My thoughts would often wander to the message that was spoken at my grandparent’s church, and even as a young man I could not help but feel that the message of a kind, caring and compassionate God was something for other people, not me. This was simply the norm for me growing up, through elementary school and junior high. I lived in a household where I held my breath coming home, entering the door to see what I would find. “Be seen and not heard” was my imposed mantra as any words or mistimed actions would often lead to physical punishment for me or my mother.
This pattern continued for many years but one day something happened to break the cycle. When I was in eighth grade I can clearly remember getting a call to go to the principal’s office. This was not uncommon, lest the reader think too compassionately upon me, as I often found myself getting into trouble as a younger man. Through my rebellion of my home circumstances I would regularly skip school or classes, get involved with the “wrong crowd,” and experiment in drinking and marijuana use – you name it, I probably got caught doing it.
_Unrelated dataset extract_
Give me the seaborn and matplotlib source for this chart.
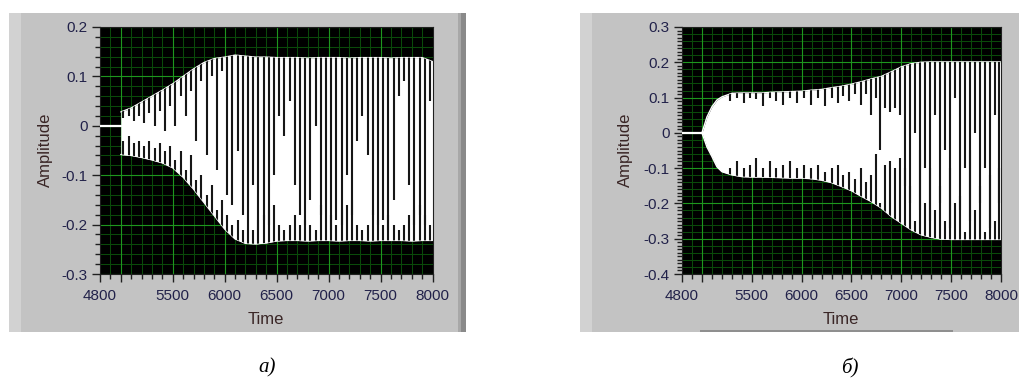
import matplotlib
matplotlib.use("Agg")
import numpy as np
import pandas as pd
import matplotlib.pyplot as plt
import seaborn as sns
from matplotlib.patches import Rectangle
from matplotlib.ticker import FixedLocator, MultipleLocator

# ---------------- data ----------------
# panel a) envelope of the oscillation
a_env_t = [5000, 5100, 5200, 5300, 5400, 5500, 5600, 5700, 5800, 5900, 6000,
           6100, 6200, 6300, 6400, 6500, 6600, 6700, 6800, 6900, 7000,
           7100, 7200, 7300, 7400, 7500, 7600, 7700, 7800, 7900, 8000]
a_env_hi = [0.028, 0.036, 0.048, 0.060, 0.072, 0.085, 0.100, 0.115, 0.128, 0.136, 0.139,
            0.143, 0.141, 0.139, 0.139, 0.138, 0.138, 0.138, 0.137, 0.138, 0.138,
            0.138, 0.137, 0.138, 0.138, 0.138, 0.137, 0.138, 0.138, 0.138, 0.130]
a_env_lo = [-0.058, -0.060, -0.064, -0.069, -0.075, -0.085, -0.104, -0.128, -0.155, -0.182, -0.209,
            -0.229, -0.238, -0.239, -0.237, -0.233, -0.232, -0.232, -0.233, -0.232, -0.232,
            -0.233, -0.232, -0.232, -0.233, -0.232, -0.232, -0.232, -0.233, -0.232, -0.232]
# panel a) dark gaps between strokes: time, lowest point of gap from top, highest point of gap from bottom
a_gap_t = [5025, 5075, 5125, 5175, 5225, 5275, 5325, 5375, 5425, 5475,
           5525, 5575, 5625, 5675, 5725, 5775, 5825, 5875, 5925, 5975,
           6025, 6075, 6125, 6175, 6225, 6275, 6325, 6375, 6425, 6475,
           6525, 6575, 6625, 6675, 6725, 6775, 6825, 6875, 6925, 6975,
           7025, 7075, 7125, 7175, 7225, 7275, 7325, 7375, 7425, 7475,
           7525, 7575, 7625, 7675, 7725, 7775, 7825, 7875, 7925, 7975]
a_gap_top = [0.015, 0.020, 0.010, 0.020, 0.005, 0.025, 0.000, 0.030, -0.010, 0.040,
             0.000, 0.060, 0.020, 0.070, -0.030, 0.090, -0.060, 0.100, -0.090, 0.110,
             -0.140, -0.160, -0.050, -0.180, -0.200, -0.120, -0.210, -0.190, -0.200, -0.100,
             0.020, -0.020, 0.050, -0.120, -0.180, -0.200, -0.150, 0.000, -0.180, -0.200,
             -0.210, -0.190, -0.200, -0.100, -0.180, -0.030, 0.020, -0.060, -0.180, -0.200,
             -0.190, -0.210, -0.150, 0.060, 0.090, -0.120, -0.200, -0.180, -0.200, 0.050]
a_gap_bot = [-0.030, -0.020, -0.035, -0.030, -0.040, -0.030, -0.045, -0.035, -0.050, -0.040,
             -0.070, -0.050, -0.090, -0.060, -0.110, -0.100, -0.140, -0.120, -0.170, -0.150,
             -0.180, -0.200, -0.190, -0.210, -0.200, -0.210, -0.190, -0.180, -0.170, -0.160,
             -0.200, -0.210, -0.200, -0.180, -0.200, -0.190, -0.200, -0.210, -0.160, -0.200,
             -0.180, -0.200, -0.170, -0.160, -0.150, -0.200, -0.210, -0.200, -0.170, -0.190,
             -0.200, -0.180, -0.200, -0.210, -0.200, -0.180, -0.170, -0.160, -0.180, -0.200]

# panel б) envelope
b_env_t = [5000, 5050, 5100, 5150, 5200, 5300, 5400, 5500, 5600, 5700, 5800, 5900, 6000,
           6100, 6200, 6300, 6400, 6500, 6600, 6700, 6800, 6900, 7000,
           7100, 7200, 7300, 7400, 7500, 7600, 7700, 7800, 7900, 8000]
b_env_hi = [0.0, 0.045, 0.074, 0.093, 0.102, 0.112, 0.113, 0.113, 0.113, 0.115, 0.116, 0.117, 0.118,
            0.121, 0.123, 0.128, 0.132, 0.138, 0.145, 0.153, 0.160, 0.173, 0.187,
            0.196, 0.200, 0.201, 0.201, 0.201, 0.201, 0.201, 0.201, 0.201, 0.201]
b_env_lo = [0.0, -0.040, -0.067, -0.096, -0.110, -0.119, -0.124, -0.125, -0.125, -0.126, -0.127, -0.128, -0.128,
            -0.130, -0.134, -0.141, -0.152, -0.164, -0.180, -0.195, -0.213, -0.237, -0.256,
            -0.275, -0.289, -0.296, -0.301, -0.302, -0.302, -0.302, -0.302, -0.302, -0.302]
b_gap_t = [5280, 5350, 5420, 5480, 5540, 5610, 5680, 5740, 5810, 5880, 5950, 6020,
           6090, 6160, 6230, 6300, 6360, 6420, 6480, 6540, 6600, 6650, 6700, 6745,
           6790, 6840, 6890, 6940, 6990, 7040, 7090, 7140, 7190, 7240, 7290, 7340,
           7390, 7440, 7490, 7540, 7590, 7640, 7690, 7740, 7790, 7840, 7890, 7940, 7980]
b_gap_top = [0.090, 0.100, 0.085, 0.100, 0.095, 0.075, 0.100, 0.090, 0.080, 0.100, 0.085, 0.100,
             0.080, 0.100, 0.075, 0.100, 0.085, 0.105, 0.090, 0.110, 0.080, 0.110, 0.050, 0.100,
             -0.050, 0.070, 0.060, 0.070, 0.050, -0.150, -0.200, 0.000, -0.220, -0.100, -0.250, 0.050,
             -0.200, -0.050, -0.270, 0.100, -0.220, -0.100, -0.250, 0.000, -0.200, -0.100, -0.270, 0.050, -0.200]
b_gap_bot = [-0.100, -0.080, -0.100, -0.090, -0.070, -0.100, -0.080, -0.100, -0.090, -0.080, -0.100, -0.090,
             -0.100, -0.090, -0.110, -0.100, -0.090, -0.120, -0.110, -0.130, -0.100, -0.140, -0.120, -0.060,
             -0.200, -0.090, -0.080, -0.100, -0.070, -0.100, -0.150, -0.250, -0.050, -0.200, -0.100, -0.220,
             -0.150, -0.250, -0.100, -0.200, -0.180, -0.280, -0.050, -0.220, -0.150, -0.280, -0.120, -0.250, -0.100]

x_tick_vals = [4800, 5000, 5500, 6000, 6500, 7000, 7500, 8000]
x_tick_labels = ["4800", "", "5500", "6000", "6500", "7000", "7500", "8000"]
a_y_ticks = [0.2, 0.1, 0.0, -0.1, -0.2, -0.3]
a_y_labels = ["0.2", "0.1", "0", "-0.1", "-0.2", "-0.3"]
b_y_ticks = [0.3, 0.2, 0.1, 0.0, -0.1, -0.2, -0.3, -0.4]
b_y_labels = ["0.3", "0.2", "0.1", "0", "-0.1", "-0.2", "-0.3", "-0.4"]

# ---------------- styling ----------------
sns.set_theme(style="dark")
plt.rcParams["font.family"] = ["Liberation Sans", "DejaVu Sans"]

TICK_COL = "#22224a"
LAB_COL = "#3a2626"
FRAME = "#c3c3c3"
MAJ_GRID = "#1e961e"
MIN_GRID = "#0a4a0a"

fig = plt.figure(figsize=(10.19, 3.80), dpi=100)
fig.patch.set_facecolor("white")

def px(x, y, w, h):
    return (x / 1019, 1 - (y + h) / 380, w / 1019, h / 380)

# grey LabVIEW frames
for (x, y, w, h, c) in [(9, 13, 457, 319, FRAME), (9, 13, 12, 319, "#d2d2d2"),
                         (461, 13, 5, 319, "#8a8a8a"), (458, 13, 3, 319, "#a8a8a8"),
                         (580, 13, 439, 319, FRAME), (580, 13, 12, 319, "#d2d2d2"),
                         (700, 330, 253, 2, "#8f8f8f")]:
    b = px(x, y, w, h)
    r = Rectangle(b[:2], b[2], b[3], transform=fig.transFigure,
                  facecolor=c, edgecolor="none", zorder=-5)
    fig.add_artist(r)

ax_a = fig.add_axes(px(100, 27, 332.5, 247))
ax_b = fig.add_axes(px(682, 27, 319, 247))
ax_a.set_zorder(2)
ax_b.set_zorder(2)


def draw_panel(ax, env_t, env_hi, env_lo, gap_t, gap_top, gap_bot, ylim, yticks, ylabels,
               yminor, gap_lw):
    ax.set_facecolor("black")
    ax.set_axisbelow(True)
    ax.set_xlim(4800, 8000)
    ax.set_ylim(*ylim)
    ax.xaxis.set_major_locator(FixedLocator(x_tick_vals))
    ax.set_xticklabels(x_tick_labels)
    ax.xaxis.set_minor_locator(MultipleLocator(100))
    ax.yaxis.set_major_locator(FixedLocator(yticks))
    ax.set_yticklabels(ylabels)
    ax.yaxis.set_minor_locator(MultipleLocator(yminor))
    ax.grid(False)
    for xv in np.arange(4900, 8000, 100):
        ax.axvline(xv, color=MIN_GRID, lw=0.75, zorder=0.4)
    for yv in np.arange(ylim[0], ylim[1] + 1e-9, 0.02):
        ax.axhline(yv, color=MIN_GRID, lw=0.75, zorder=0.4)
    for xv in x_tick_vals[1:-1]:
        ax.axvline(xv, color=MAJ_GRID, lw=0.8, zorder=0.5)
    for yv in yticks:
        ax.axhline(yv, color=MAJ_GRID, lw=0.8, zorder=0.5)

    # flat line before onset
    base = pd.DataFrame({"t": [4800, env_t[0]], "v": [0.0, 0.0]})
    sns.lineplot(data=base, x="t", y="v", ax=ax, color="white", lw=1.6, zorder=3)

    # signal envelope (white)
    env = pd.DataFrame({"t": env_t, "hi": env_hi, "lo": env_lo})
    poly = ax.fill_between(env["t"], env["lo"], env["hi"], color="white", lw=0, zorder=2)
    sns.lineplot(data=env, x="t", y="hi", ax=ax, color="white", lw=1.0, zorder=2)
    sns.lineplot(data=env, x="t", y="lo", ax=ax, color="white", lw=1.0, zorder=2)

    # dark gaps between strokes, clipped to the signal area
    path = poly.get_paths()[0]
    l1 = ax.vlines(gap_t, gap_top, ylim[1], color="#161616", lw=gap_lw, zorder=2.5)
    l2 = ax.vlines(gap_t, ylim[0], gap_bot, color="#161616", lw=gap_lw, zorder=2.5)
    for ln in (l1, l2):
        ln.set_clip_path(path, transform=ax.transData)

    ax.set_xlabel("")
    ax.set_ylabel("")
    for s in ax.spines.values():
        s.set_visible(True)
        s.set_color("#202020")
        s.set_linewidth(0.8)
    ax.tick_params(axis="both", which="major", length=6, width=1.0, color="#202020",
                   labelsize=11, labelcolor=TICK_COL, bottom=True, left=True)
    ax.tick_params(axis="both", which="minor", length=3.5, width=1.0, color="#202020",
                   bottom=True, left=True)
    ax.tick_params(axis="y", which="major", pad=3)
    ax.tick_params(axis="x", which="major", pad=5)


draw_panel(ax_a, a_env_t, a_env_hi, a_env_lo, a_gap_t, a_gap_top, a_gap_bot,
           (-0.3, 0.2), a_y_ticks, a_y_labels, 0.02, 1.5)
draw_panel(ax_b, b_env_t, b_env_hi, b_env_lo, b_gap_t, b_gap_top, b_gap_bot,
           (-0.4, 0.3), b_y_ticks, b_y_labels, 0.01, 1.5)

# axis titles and captions
fig.text(45 / 1019, 1 - 150 / 380, "Amplitude", rotation=90, ha="center", va="center",
         fontsize=12, color=LAB_COL)
fig.text(625 / 1019, 1 - 150 / 380, "Amplitude", rotation=90, ha="center", va="center",
         fontsize=12, color=LAB_COL)
fig.text(266 / 1019, 1 - 320 / 380, "Time", ha="center", va="center", fontsize=12, color=LAB_COL)
fig.text(841 / 1019, 1 - 320 / 380, "Time", ha="center", va="center", fontsize=12, color=LAB_COL)
fig.text(267 / 1019, 1 - 368 / 380, "a)", ha="center", va="center", fontsize=15,
         style="italic", family=["Liberation Serif", "DejaVu Serif"], color="black")
fig.text(850 / 1019, 1 - 368 / 380, "б)", ha="center", va="center", fontsize=15,
         style="italic", family=["Liberation Serif", "DejaVu Serif"], color="black")

fig.savefig("out.png", dpi=100, facecolor="white")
So heading to the principal’s office that day my only thoughts were of how severely punished I would be for getting caught in whatever I had done. Approaching the office that day and seeing the two guidance counselors, my grandparent’s pastor, a few police officers, my mom and the principal my heart sunk—I knew I was really in for it. Desperately searching my mind for what I had done, for what possible thing that I did that would warrant such an gathering of people, I was in for a surprise. They began to explain to me that earlier in the day my father had been shot and killed in a drug raid.
I can remember sitting in that chair and looking at my mom with a smile beginning to creep across my lips as this new reality began to set in. To others the reaction might have seemed strange, but to me through this death was newfound freedom that had been granted to my mother and me. We no longer had to face the reality of abuse and torture that we endured. Even in this time where God and church seemed to be a place of make believe and fantasy I could not help but join in with prayer that the pastor offered, one of a new reality and the promise of God not to leave or forsake us. In my childlike mind I truly believed that God had taken my father’s life to spare us the hurt and suffering that we endured for so many years.